Variability influences:

  • The width of the ovulation likelihood curve
  • The size of the fertile window
  • The confidence displayed to the user

Higher variability produces wider, flatter probability distributions and lower confidence. Lower variability produces narrower curves and higher confidence.


5. Transparent Confidence Estimation

The model computes a confidence score derived from the ratio between variability and average cycle length.

This score is:

  • Bounded
  • Interpretable
  • Clearly communicated as confidence in prediction, not health status

The goal is not reassurance, but honesty.
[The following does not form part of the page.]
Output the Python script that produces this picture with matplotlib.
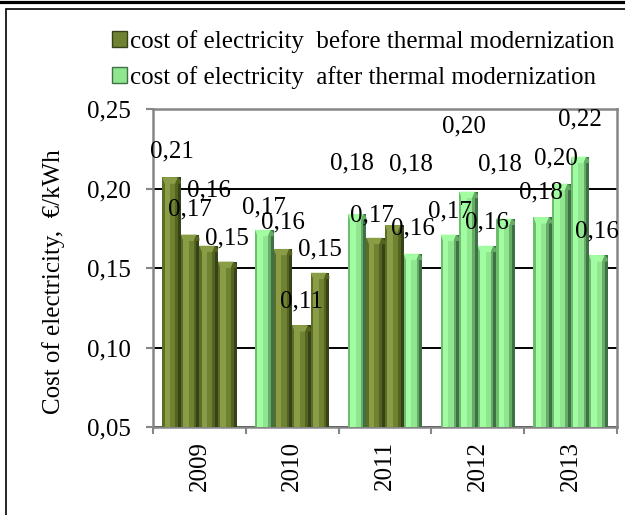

What This Branch Does Not Do

  • It does not diagnose conditions
  • It does not predict hormonal states
  • It does not claim medical accuracy
  • It does not use machine learning or external data

All computation remains local, deterministic where possible, and probabilistic where uncertainty cannot be eliminated.


Why This Branch Exists

This branch exists to solve a deeper problem than date prediction:

How can a system model human biological processes responsibly when data is limited, uncertainty is unavoidable, and privacy must be preserved?

The probabilistic cycle model is an answer to that question — not a final one, but a principled starting point.


Impact on the Project

This branch:

  • Raises the mathematical rigor of ROS Cycle
  • Improves ethical clarity around predictions
  • Makes assumptions explicit and reviewable
  • Creates a stable foundation for future research, documentation, and extensions

It marks the transition of ROS Cycle from a calendar-based tracker to an uncertainty-aware modeling system.


Summary

The probabilistic-cycle-model branch does not attempt to predict the body with certainty.

It attempts something more difficult and more honest:

to represent what is known, what is uncertain, and how confident the system can reasonably be — using clear mathematics and transparent assumptions.